Effects of Exhaust Gas Recirculation on Particulate Morphology for a Light-Duty Diesel Engine 2005-01-0195

Exhaust gas recirculation (EGR) is a commonly used technique for the reduction of Nitrogen oxide (NO_x) emissions from internal combustion engines. However, it is generally known that the use of EGR will cause an increase in emissions of particulate matter (PM). The effects of EGR operating mode on particulate morphology were investigated for a 1.7-liter light-duty diesel engine. This engine was equipped with a turbocharged and inter-cooled air induction system, a common-rail direct fuel injection system, and an EGR system.
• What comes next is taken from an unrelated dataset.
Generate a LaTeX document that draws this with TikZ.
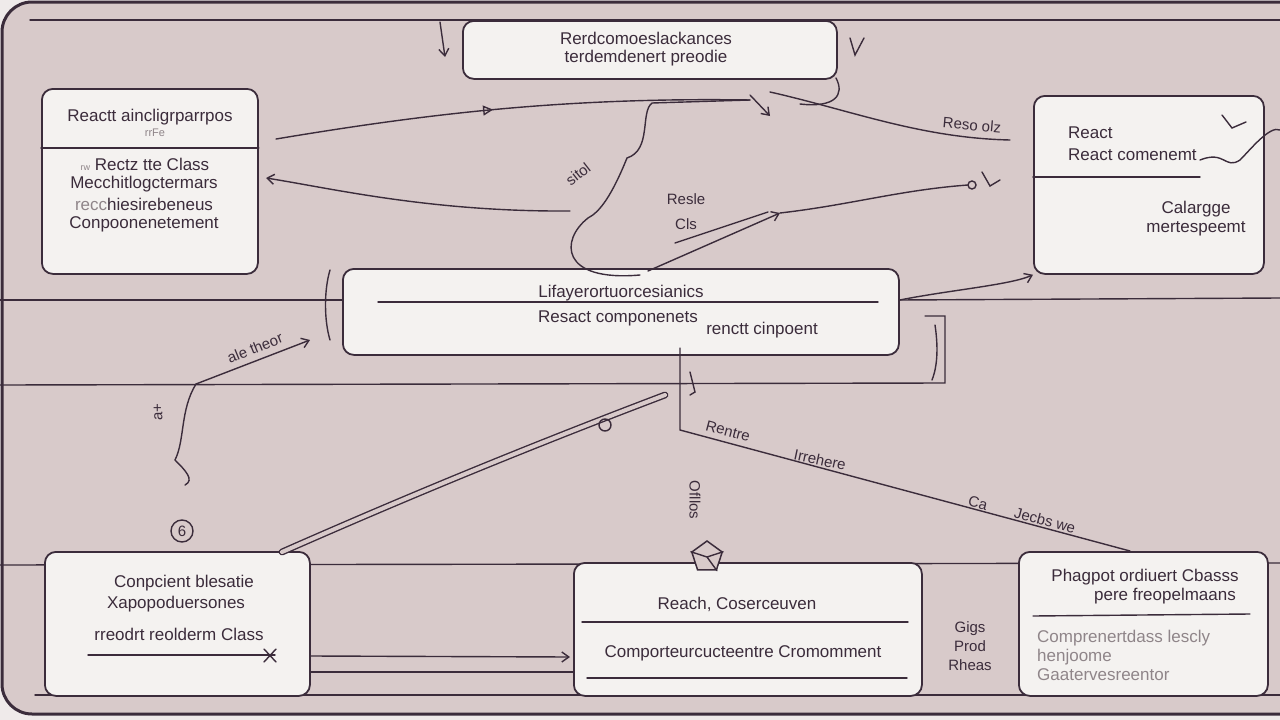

A rapid prototyping electronic control system (RPECS) was developed to operate this engine at various EGR rates under different conditions (i.e. constant boost pressure, constant oxygen-to-fuel ratio (OFR)). A unique thermophoretic sampling system was employed to collect particulates directly from exhaust manifold after exhaust valves. The collected samples were later analyzed by using a high-resolution transmission electron microscope (TEM) and an image processing/data acquisition system. Diesel particulates were characterized in their morphological characteristics, such as primary particle size, aggregate particle size and fractal geometry. From analyses for the soot samples collected at 2500 rpm and 50% load, it was revealed that primary particle sizes (d_p) increase with the increasing EGR rate, in general. The EGR dilution effect has more influence on primary particle sizes than thermal effect at low EGR rate. The aggregate particle sizes (radius of gyration, R_g) were measured within a narrow size range at different EGR rates. The fractal dimensions, which represent the complex geometry of diesel particulates, were measured in the range of 1.78 to 1.95. These results revealed that particulate geometry is sensitive to the changes of engine EGR rates. From this investigation, comprehensive information was obtained for effects of EGR on particulate morphology. These results will offer essential data to designers of diesel engines and aftertreatment systems.